SG&A Growth and Deleverage
The largest red flag came from expenses, with SG&A rising 17.4% for the year to $3.3 billion and jumping 23% in Q4 to $1.0 billion. Q4 SG&A represented 25.7% of sales, up 230 basis points, driven by higher incentive compensation, Space NK integration costs and increased guest-facing investments that pressured profitability.
Profitability Pressure from Investments
Despite double-digit sales growth, full-year diluted EPS grew only 1.2% to $25.64 as strategic spending offset top-line strength. Management framed these pressures as necessary to support new stores, international expansion and digital capabilities, but investors must weigh the near-term margin drag against the longer-term growth opportunity.
Inventory Increase and Related Risks
Total inventory climbed 10.8% to $2.2 billion, reflecting the onboarding of new brands, the Space NK acquisition and 60 net new Ulta stores. While positioned as support for growth and in-stock rates, the larger inventory base raises working-capital needs and potential markdown or out-of-stock risk if demand patterns shift.
Q4 Gross Margin Headwinds and Channel Mix
Q4 gross margin slipped 10 basis points to 38.1%, driven primarily by adverse channel mix and deleverage of store fixed costs and other revenue streams. These headwinds were partly offset by lower shrink and supply-chain leverage, but they highlight the challenge of balancing growth across stores and digital.
Transactions Deceleration and Competitive Landscape
Transaction growth decelerated in Q4 to a modest 1.6% and was softer on a two-year basis, hinting at a maturing traffic environment.
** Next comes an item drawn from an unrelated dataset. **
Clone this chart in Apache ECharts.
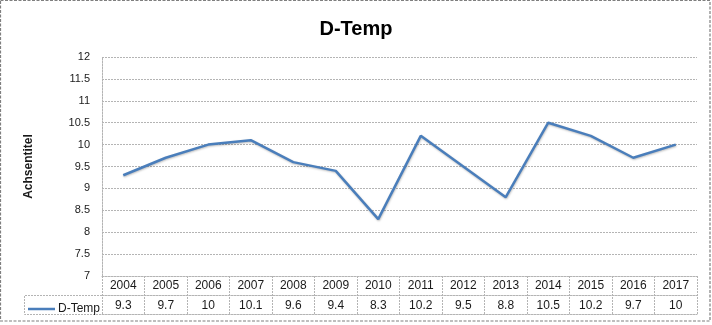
<!DOCTYPE html>
<html>
<head>
<meta charset="utf-8">
<script src="https://cdn.jsdelivr.net/npm/echarts@6/dist/echarts.min.js"></script>
<style>
  html, body { margin: 0; padding: 0; background: #fff; }
  #chart { width: 712px; height: 325px; }
</style>
</head>
<body>
<div id="chart"></div>
<script>
// Annual mean temperature series
const years = ['2004','2005','2006','2007','2008','2009','2010','2011','2012','2013','2014','2015','2016','2017'];
const dTemp = [9.3, 9.7, 10, 10.1, 9.6, 9.4, 8.3, 10.2, 9.5, 8.8, 10.5, 10.2, 9.7, 10];
const seriesName = 'D-Temp';
const yMin = 7, yMax = 12, yStep = 0.5;

const FONT = 'Liberation Sans, Arial, sans-serif';
const TEXT = '#1a1a1a';
const GRID_COLOR = '#b4b4b4';
const LINE_COLOR = '#4a7ebb';

const gridLeft = 102, gridRight = 15, gridTop = 57, gridBottom = 49;
const rowH = 19;

const chart = echarts.init(document.getElementById('chart'), null, { renderer: 'canvas' });

const tableAxisBase = {
  type: 'category',
  data: years,
  position: 'bottom',
  boundaryGap: true,
  axisTick: { show: false },
  splitLine: { show: false }
};

chart.setOption({
  animation: false,
  backgroundColor: '#fff',
  title: {
    text: 'D-Temp',
    left: 'center',
    top: 14,
    textStyle: { fontFamily: FONT, fontSize: 20, fontWeight: 'bold', color: '#000' }
  },
  legend: {
    left: 23,
    top: 298,
    itemWidth: 27,
    itemHeight: 2.5,
    itemGap: 0,
    icon: 'rect',
    data: [seriesName],
    textStyle: { fontFamily: FONT, fontSize: 12, color: TEXT, padding: [0, 0, 0, -2] }
  },
  grid: { left: gridLeft, right: gridRight, top: gridTop, bottom: gridBottom, containLabel: false },
  xAxis: [
    Object.assign({}, tableAxisBase, {
      // year row; ticks reach through both table rows as cell dividers
      axisLine: { show: true, lineStyle: { color: GRID_COLOR, width: 1, type: [2, 1] } },
      axisTick: { show: true, length: rowH * 2, lineStyle: { color: GRID_COLOR, type: [2, 1] } },
      axisLabel: { margin: 4, fontFamily: FONT, fontSize: 12, color: TEXT }
    }),
    Object.assign({}, tableAxisBase, {
      // value row
      offset: rowH,
      axisLine: { show: true, lineStyle: { color: GRID_COLOR, width: 1, type: [2, 1] } },
      axisLabel: {
        margin: 4.5, fontFamily: FONT, fontSize: 12, color: TEXT,
        formatter: (v, i) => String(dTemp[i])
      }
    }),
    Object.assign({}, tableAxisBase, {
      // bottom edge of the table
      offset: rowH * 2,
      axisLine: { show: true, lineStyle: { color: GRID_COLOR, width: 1, type: [2, 1] } },
      axisLabel: { show: false }
    })
  ],
  yAxis: {
    type: 'value',
    min: yMin,
    max: yMax,
    interval: yStep,
    name: 'Achsentitel',
    nameLocation: 'middle',
    nameRotate: 90,
    nameGap: 67,
    nameTextStyle: { fontFamily: FONT, fontSize: 12, fontWeight: 'bold', color: TEXT },
    axisLine: { show: true, lineStyle: { color: GRID_COLOR, width: 1, type: [2, 1] } },
    axisTick: { show: false },
    axisLabel: {
      margin: 12, fontFamily: FONT, fontSize: 11, color: TEXT,
      formatter: v => String(v)
    },
    splitLine: { show: true, lineStyle: { color: GRID_COLOR, width: 1, type: [2, 1] } }
  },
  series: [{
    name: seriesName,
    type: 'line',
    xAxisIndex: 0,
    data: dTemp,
    showSymbol: false,
    symbol: 'none',
    lineStyle: {
      color: LINE_COLOR, width: 2.5,
      shadowColor: 'rgba(0,0,0,0.25)', shadowBlur: 2, shadowOffsetX: 0.5, shadowOffsetY: 1
    },
    itemStyle: { color: LINE_COLOR }
  }],
  graphic: []
});

// Legend cell of the data table and the outer chart frame
function drawFrame() {
  const yAxisLineX = gridLeft;
  const tableTop = 325 - gridBottom;
  const r1 = tableTop + rowH, r2 = tableTop + rowH * 2;
  const legendLeft = 24;
  const dash = [2, 1];
  chart.setOption({
    graphic: [
      { type: 'polyline', shape: { points: [[yAxisLineX, r1 + 0.5], [legendLeft + 0.5, r1 + 0.5], [legendLeft + 0.5, r2 + 0.5], [yAxisLineX, r2 + 0.5]] },
        style: { stroke: GRID_COLOR, fill: null, lineWidth: 1, lineDash: dash }, silent: true },
      { type: 'rect', shape: { x: 0.5, y: 0.5, width: 709.5, height: 320.5 },
        style: { stroke: '#7f7f7f', fill: null, lineWidth: 1.2, lineDash: [3, 1.5] }, silent: true }
    ]
  });
}
drawFrame();
</script>
</body>
</html>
Management also emphasized a highly competitive, promotion-heavy market that could pressure future comps if discounting intensifies to maintain share.
Space NK Integration Costs and SG&A Impact
The integration of Space NK contributed meaningfully to SG&A growth and added complexity, including $62 million of short-term debt tied to the acquisition. Executives cautioned that annualization effects from this deal and other 2025 investments will keep SG&A growth elevated when compared with the prior year.
Cautious Outlook on Comparable Sales
Ulta’s fiscal 2026 comp sales guide of 2.5% to 3.5% came in below its longer-term framework, reflecting macro and geopolitical uncertainty as well as heavier competition. The company acknowledged consumer pressure and a value-oriented environment, signaling a more measured growth tempo for the year ahead.
Forward-Looking Guidance and Strategic Priorities
For fiscal 2026, Ulta expects net sales to rise 6% to 7% to roughly $13.1 billion to $13.2 billion, driven partly by 50 to 60 net new stores and modest comp growth. Management is targeting roughly flat gross margin, SG&A growth in line with or slightly below sales, operating profit up 6% to 9% with flat to slightly higher margins, EPS of $28.05 to $28.55, $400 million to $450 million in capex and about $1.0 billion in share repurchases, while doubling down on inventory productivity, automation and personalized marketing.
Ulta’s earnings call painted a picture of a beauty leader balancing strong demand and cash returns against higher costs and a demanding market. With record holiday results, expanding channels and a disciplined capital plan, management is betting that today’s investments will sustain growth and rebuild margin, even as investors monitor SG&A, inventory and promotional intensity closely.